L’histoire écrite pour émouvoir ne manipule pourtant pas les sentiments du spectateur car la base du scénario est très, voire trop, réaliste pour un film de Noël. Le récit se court-circuite lui-même en oscillant perpétuellement entre ce qui pourrait apparaître comme une avalanche de bons sentiments et un cadre social particulièrement sombre. Prancer est avant tout l’histoire de Jessica, 8 ans, traumatisée par le décès de sa mère. La fillette habite à la ferme dans un village où la crise économique fait chaque jour de nombreux dégâts.
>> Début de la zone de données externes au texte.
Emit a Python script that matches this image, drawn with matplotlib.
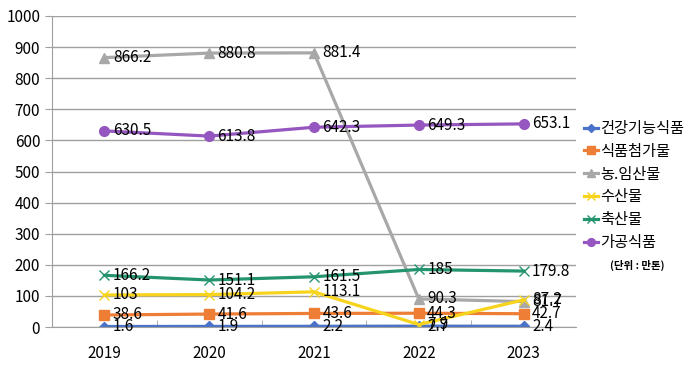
import matplotlib.pyplot as plt
import numpy as np

plt.rcParams['font.family'] = ['Noto Sans CJK KR', 'DejaVu Sans']

years = ['2019', '2020', '2021', '2022', '2023']
health = [1.6, 1.9, 2.2, 2.7, 2.4]
additive = [38.6, 41.6, 43.6, 44.3, 42.7]
agri = [866.2, 880.8, 881.4, 90.3, 81.7]
fishery = [103, 104.2, 113.1, 7.9, 87.2]
livestock = [166.2, 151.1, 161.5, 185, 179.8]
processed = [630.5, 613.8, 642.3, 649.3, 653.1]

# name, values, colour, marker, size, edge width
series = [
    ('건강기능식품', health, '#4A72C8', 'D', 5, 1),
    ('식품첨가물', additive, '#EE7D35', 's', 7, 1),
    ('농.임산물', agri, '#A8A8A8', '^', 7, 1),
    ('수산물', fishery, '#F7D31C', 'x', 7, 1),
    ('축산물', livestock, '#24936F', 'x', 7, 1),
    ('가공식품', processed, '#9556C0', 'o', 7, 1),
]

fig = plt.figure(figsize=(6.99, 3.68), dpi=100)
ax = fig.add_axes([52/699, 1 - 327/368, 524/699, 311/368])

x = np.arange(len(years))
for name, vals, col, mk, ms, mew in series:
    ax.plot(x, vals, color=col, lw=2.3, marker=mk, ms=ms, mew=mew, label=name)
    for xi, v in zip(x, vals):
        ax.text(xi + 0.08, v, f'{v:g}', fontsize=11, va='center', ha='left')

ax.set_xlim(-0.5, 4.5)
ax.set_ylim(0, 1000)
ax.set_yticks(range(0, 1001, 100))
ax.set_xticks(x)
ax.set_xticklabels(years)
ax.set_xticks(np.arange(0.5, 4.5, 1), minor=True)
ax.grid(axis='y', color='#A0A0A0', lw=1)
ax.set_axisbelow(True)
for s in ['top', 'right']:
    ax.spines[s].set_visible(False)
ax.spines['left'].set_color('#A0A0A0')
ax.spines['bottom'].set_color('#A0A0A0')
ax.tick_params(axis='y', color='#A0A0A0', length=5, labelsize=11)
ax.tick_params(axis='x', which='major', length=0, labelsize=11, pad=13)
ax.tick_params(axis='x', which='minor', color='#A0A0A0', length=5, direction='in')

leg = ax.legend(loc='upper left', bbox_to_anchor=(0.995, 0.7), frameon=False,
                fontsize=11, handlelength=0.9, handletextpad=0.15, labelspacing=0.38,
                borderaxespad=0.3, markerscale=0.8)
fig.text(610/699, 1 - 265/368, '(단위 : 만톤)', fontsize=7.5, fontweight='bold',
         va='center', ha='left')

fig.savefig('out.png', dpi=100)
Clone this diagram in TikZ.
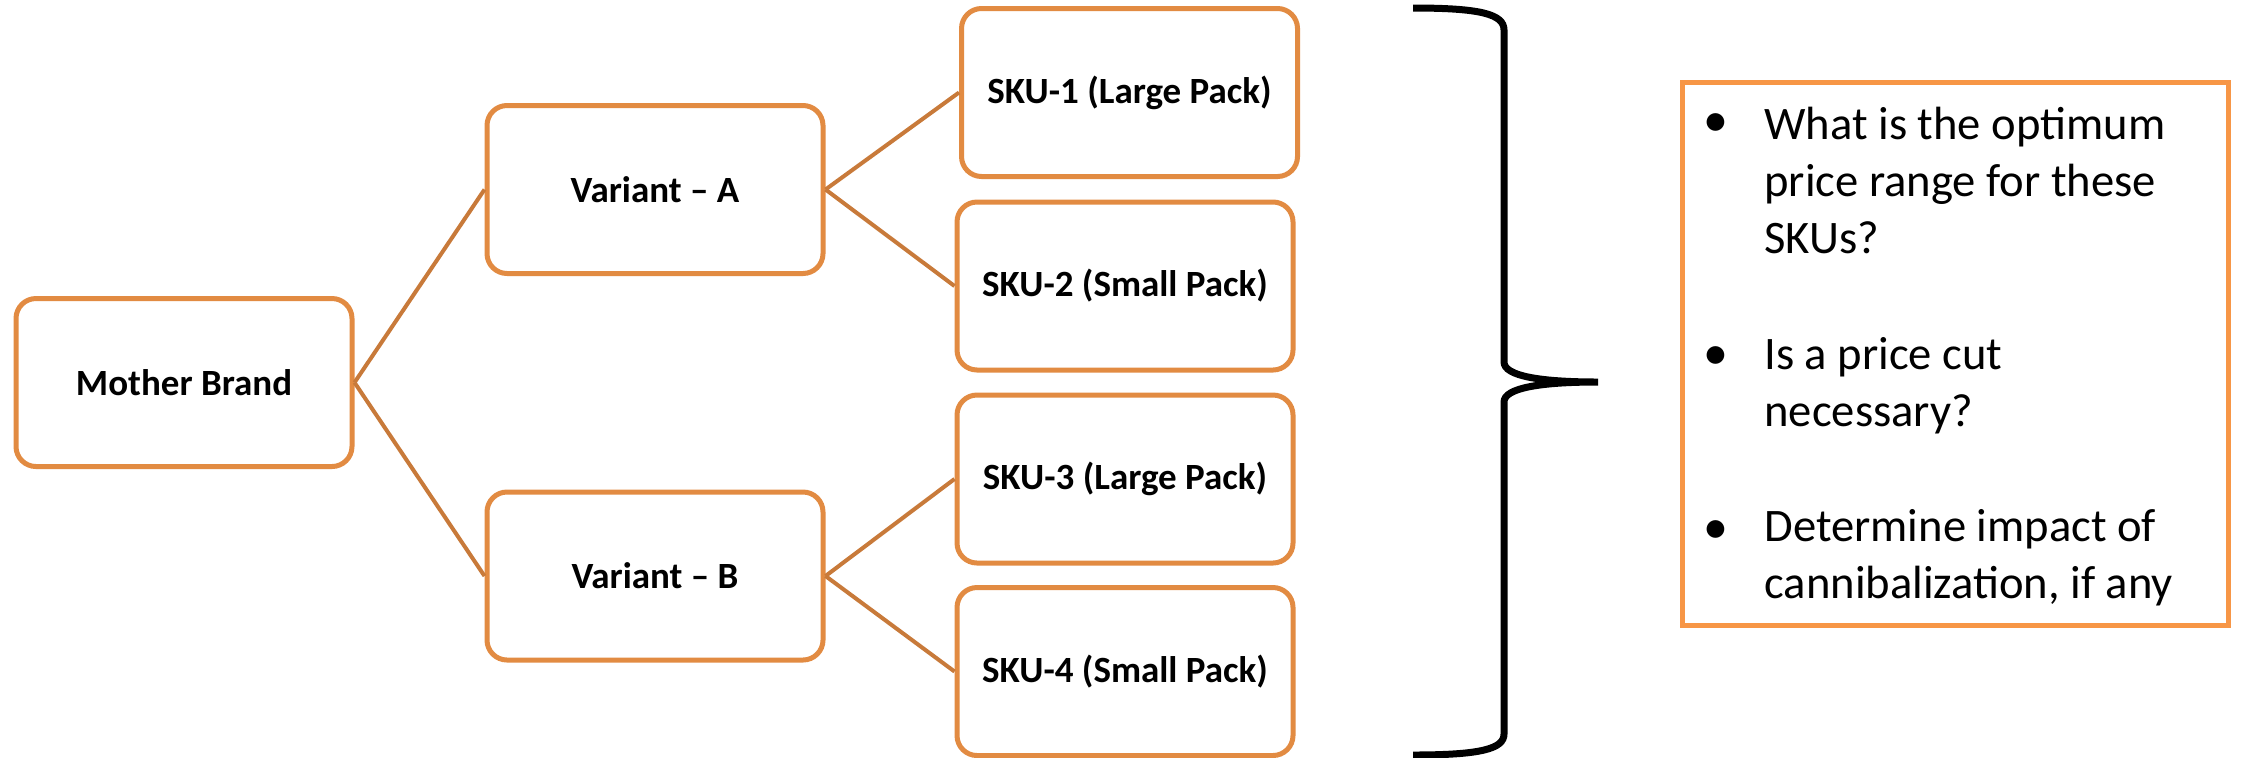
\documentclass[tikz,border=0pt]{standalone}
\usepackage{fontspec}
\setmainfont{Carlito}
\definecolor{boxorange}{RGB}{226,139,66}
\definecolor{lineorange}{RGB}{200,122,58}
\definecolor{noteorange}{RGB}{247,150,70}
\tikzset{
    level/.style={inner sep=0pt, draw=boxorange, line width=2.5pt, rounded corners=10pt, fill=white, minimum width=168pt, minimum height=84pt, font=\fontsize{18.5}{22}\selectfont\bfseries},
    branch/.style={draw=lineorange, line width=2pt},
    note/.style={inner sep=0pt, draw=noteorange, line width=2.5pt, minimum width=273pt, minimum height=271.5pt},
    question/.style={inner sep=0pt, anchor=base west, align=left, font=\fontsize{23.3}{28.5}\selectfont},
    dot/.style={inner sep=0pt, anchor=base, font=\fontsize{25}{28}\selectfont},
    brace/.style={draw=black, line width=3.5pt},
}
\begin{document}
\begin{tikzpicture}[x=0.5pt, y=-0.5pt]
    \useasboundingbox (0,0) rectangle (2246,757);
    \node[level] (mother) at (184,382.5) {Mother Brand};
    \node[level] (varA) at (655,189.5) {Variant -- A};
    \node[level] (varB) at (655,576) {Variant -- B};
    \node[level] (sku1) at (1129.5,92.5) {SKU-1 (Large Pack)};
    \node[level] (sku2) at (1125,286) {SKU-2 (Small Pack)};
    \node[level] (sku3) at (1125,479) {SKU-3 (Large Pack)};
    \node[level] (sku4) at (1125,671.5) {SKU-4 (Small Pack)};
    \draw[branch] (mother.east) -- (varA.west);
    \draw[branch] (mother.east) -- (varB.west);
    \draw[branch] (varA.east) -- (sku1.west);
    \draw[branch] (varA.east) -- (sku2.west);
    \draw[branch] (varB.east) -- (sku3.west);
    \draw[branch] (varB.east) -- (sku4.west);
    \draw[brace] (1413,8) .. controls (1480,8) and (1504,14) .. (1504,30) -- (1504,362)
        .. controls (1504,376) and (1540,382) .. (1598,382)
        .. controls (1540,382) and (1504,388) .. (1504,402) -- (1504,734)
        .. controls (1504,749) and (1480,755) .. (1413,755);
    \node[note] (questions) at (1955,353.5) {};
    \node[dot] (dot1) at (1716,136) {\textbullet};
    \node[dot] (dot2) at (1716,369) {\textbullet};
    \node[dot] (dot3) at (1716,543) {\textbullet};
    \node[question] (q1) at (1764,253) {What is the optimum\\price range for these\\SKUs?};
    \node[question] (q2) at (1764,426) {Is a price cut\\necessary?};
    \node[question] (q3) at (1764,598) {Determine impact of\\cannibalization, if any};
\end{tikzpicture}
\end{document}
Un père très contrarié, en apparence peu aimant et incapable d’élever son enfant, un frère rebelle, une meilleure amie qui ne croit plus au Père Noël…, voici le quotidien de Jessie, qui compensera son chagrin en se prenant soudainement d’affection, et jusqu’à l’obsession, pour un renne blessé découvert en forêt. C’est elle la véritable héroïne de l’histoire qui, à elle seule, du haut de ses 8 ans, bouleversera la vie de tout un village.
A l’instar du film, la bande originale de Maurice Jarre propose une nouvelle approche de la musique de Noël et s’écarte des standards habituels, se mettant au niveau de l’enfant, décrivant ses sentiments perturbés, ses peurs et ses espoirs, lui donnant la voix dont on la prive, au sens figuré comme au sens propre. La musique s’inscrit dans la grande tradition électronique des scores de Jarre des années 1980 où il utilisait le synthétiseur non comme une manière de remplacer un orchestre à bas prix, mais comme un instrument à part entière. Son orchestrateur n’est autre que son fidèle assistant Patrick Russ.
Pour accompagner un piano solo et quelques cordes, Jarre fait appel à ses instruments fétiches de l’époque, l’EWI (Electronic Wind Instrument, déjà utilisé pour Witness par exemple) et une harpe celtique (utilisée dans Dead Poets Society). Ces instruments sont tour à tour employés pour soutenir des envolées lyriques, douces et fragiles, connectées aux sensations de la petite fille et à la grandeur mythologique du renne, ou au contraire des morceaux plus inquiétants, plus tendus, hantés par le malheur des villageois et l’univers sombre des forêts hivernales, décrivant également l’inquiétant entourage de Jessie (le manoir peu accueillant de la voisine représentée comme une sorcière et s’inspirant de la tradition des films d’horreur des années 80).
Le thème final, particulièrement émouvant avec ses chœurs, décrira quant à lui la libération du renne, la libération de la parole de Jessie, et la libération du père de la fillette enfin prêt à aller de l’avant. Une version concert orchestrale est proposée sous forme d’une suite d’un peu plus de six minutes sur le réenregistrement consacré par Tadlow Music à Lawrence Of Arabia et sur le disque Milan intitulé Maurice Jarre At Abbey Road.